Martin Luther argues that as Christians we have dual identity  – one drawn to this world and one looking forward to the world to come. Luther combined both the early pacifist inclination and the Christendom mode in regards military violence. By illustration if someone comes into your house to steal your stereo there is a question you need to ask yourself before you call the police. Why are they stealing it? If they are stealing it out of greed, malice, even because you have two and they have none, you should call the police. If they are stealing it because you are a Christian, you are not to call the police but should also give them your spare stereo. Quid pro quo with the most loved people in your life or even your own life.
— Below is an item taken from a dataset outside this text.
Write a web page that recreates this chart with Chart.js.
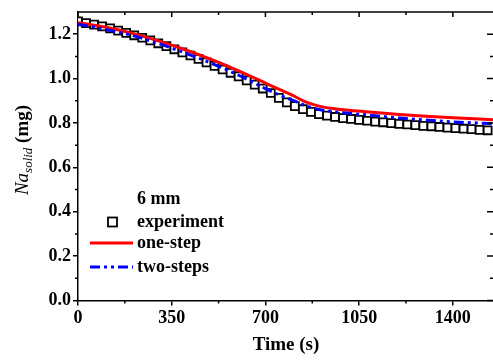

Now Luther’s neat division is by no means without its contradictions and difficulties.
Is Iraq a Iegitimate war, a just war because the US was attacked as a Christian nation? Tricky? Let alone the current Zionist / Islamic mess in Gaza? Wow!

Conclusion

No surprise I am much more inclined to the early church’s reluctance to engage in military violence as I see that as a purer expression of the way of Jesus. This not so much pacifism but the non-violent or post-violent approach. The way of Jesus is non-violent or looks beyond the violent. Jesus riding on a donkey presents himself helpless in the face of power and violence. The so-called triumphant entry declares the God of Jesus starts with those who are least powerful, least protected, least valued.

Jesus is offering himself up as the one who will stand in the face of empire and to show that this Jesus offers himself up in a death on the cross.
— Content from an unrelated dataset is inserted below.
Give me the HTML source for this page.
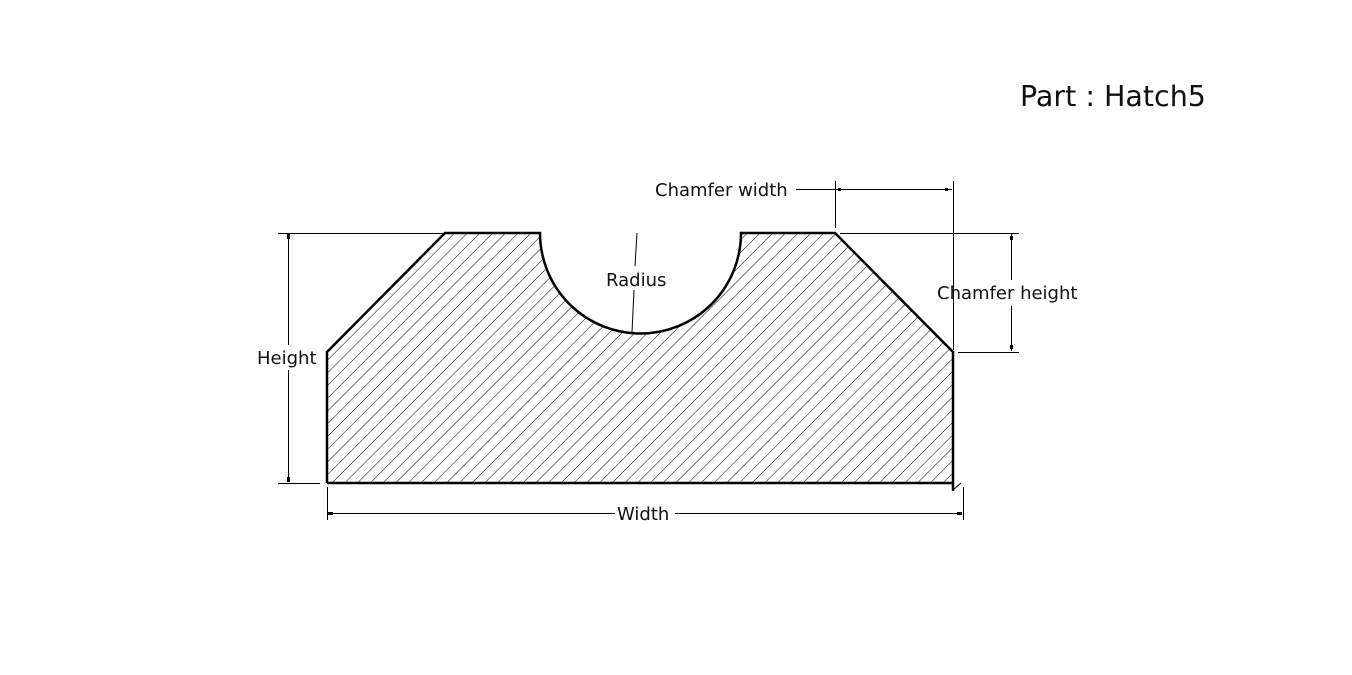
<!DOCTYPE html>
<html><head><style>
html,body{margin:0;padding:0;background:#fff;width:1352px;height:675px;overflow:hidden}
text{font-family:"DejaVu Sans","Liberation Sans",sans-serif;fill:#111}
</style></head><body>
<svg width="1352" height="675" viewBox="0 0 1352 675" xmlns="http://www.w3.org/2000/svg">
<defs>
<pattern id="h" patternUnits="userSpaceOnUse" width="9" height="9" patternTransform="rotate(45)">
<line x1="0" y1="0" x2="0" y2="9" stroke="#000" stroke-width="1"/>
</pattern>
<clipPath id="c"><path d="M327,483 L327,352 L445,233 L540,233 A100,100 0 0 0 741,233 L835,233 L953,352 L953,483 Z"/></clipPath>
</defs>
<text x="1020" y="106" font-size="28.5">Part : Hatch5</text>
<rect x="300" y="220" width="680" height="280" fill="url(#h)" clip-path="url(#c)"/>
<path d="M327,483 L327,352 L445,233 L540,233 A100,100 0 0 0 741,233 L835,233 L953,352 L953,491 M953,483 L327,483" fill="none" stroke="#000" stroke-width="2.5"/>
<line x1="953" y1="490" x2="961" y2="483" stroke="#000" stroke-width="1"/>
<g stroke="#000" stroke-width="1" fill="none">
<line x1="278" y1="233.5" x2="445" y2="233.5"/>
<line x1="278" y1="483.5" x2="320" y2="483.5"/>
<line x1="288.5" y1="234" x2="288.5" y2="345"/>
<line x1="288.5" y1="370" x2="288.5" y2="482"/>
<line x1="327.5" y1="487" x2="327.5" y2="520"/>
<line x1="963.5" y1="487" x2="963.5" y2="520"/>
<line x1="328" y1="513.5" x2="615" y2="513.5"/>
<line x1="675" y1="513.5" x2="962" y2="513.5"/>
<line x1="835.5" y1="181" x2="835.5" y2="228"/>
<line x1="953.5" y1="181" x2="953.5" y2="350"/>
<line x1="796" y1="189.5" x2="952" y2="189.5"/>
<line x1="840" y1="233.5" x2="1019" y2="233.5"/>
<line x1="958" y1="352.5" x2="1019" y2="352.5"/>
<line x1="1011.5" y1="234" x2="1011.5" y2="280"/>
<line x1="1011.5" y1="306" x2="1011.5" y2="351"/>
<line x1="637" y1="233" x2="635" y2="266"/>
<line x1="634" y1="290" x2="632" y2="332"/>
</g>
<g fill="#000">
<rect x="287" y="234" width="3" height="5"/><rect x="287" y="477" width="3" height="5"/>
<rect x="328" y="512" width="5" height="3"/><rect x="957" y="512" width="5" height="3"/>
<rect x="838" y="188" width="3" height="3"/><rect x="945" y="188" width="3" height="3"/>
<rect x="1010" y="236" width="3" height="4"/><rect x="1010" y="345" width="3" height="4"/>
</g>
<text x="257" y="364" font-size="18">Height</text>
<text x="617" y="520" font-size="18">Width</text>
<text x="655" y="196" font-size="18">Chamfer width</text>
<text x="937" y="299" font-size="18">Chamfer height</text>
<text x="606" y="286" font-size="18">Radius</text>
</svg>
</body></html>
Jesus’ death on the cross is a mocking of the hubris of empire power. For God has set God ‘s self to be one of the least powerful, least protect, least valued.

Jesus’ death on the Cross declares that if there is to be holy war or any war then God alone is able to be the victim so that others may not die and have life.

Jesus’ cry on the cross “My God my God why have you forsaken me” can be restated as “My God my God why have you holy war-ed me?”

The story of Easter has God in Jesus as the only possible object of God’s holy war. The repeated lesson of Yahweh in the Hebraic Scriptures is those who’d see themselves as agents of holy war are doomed themselves to be objects of holy war. The good news of Jesus is that there is no more holy war because God has taken its full brunt – we no longer need to rely on empire violence we can look beyond it.There is no need for empire violence to secure our place and future – Jesus has accomplished this in his death and resurrection.

The so-called triumphant entry finds Jesus taking the path to his death and so it is triumphant because the God of Jesus –
– is going to stand in the breach,
– is laying in the way of empire,
– is offering his life to God,
– is God offering God’s life to all of us.

While we wait and work in faith for the world to come where there is no need for empire violence to secure our safety and well-being, Easter is our focus and hope. The challenge for us as Martin Luther testifies is how do we bear testimony to the God who has freed us from holy war, from violence, anxiety and fear in this world.

As we join as followers in the triumphant entry of Jesus what form should it take?

– in smaller cars? – in smaller prisons?
– in fewer door locks? – in fewer police?
– in less traffic lights? – in less guns?
– in the absence of safety warnings! – in an absence of armies?

Our faith is in the Jesus who rides a donkey – there rests our Easter hope!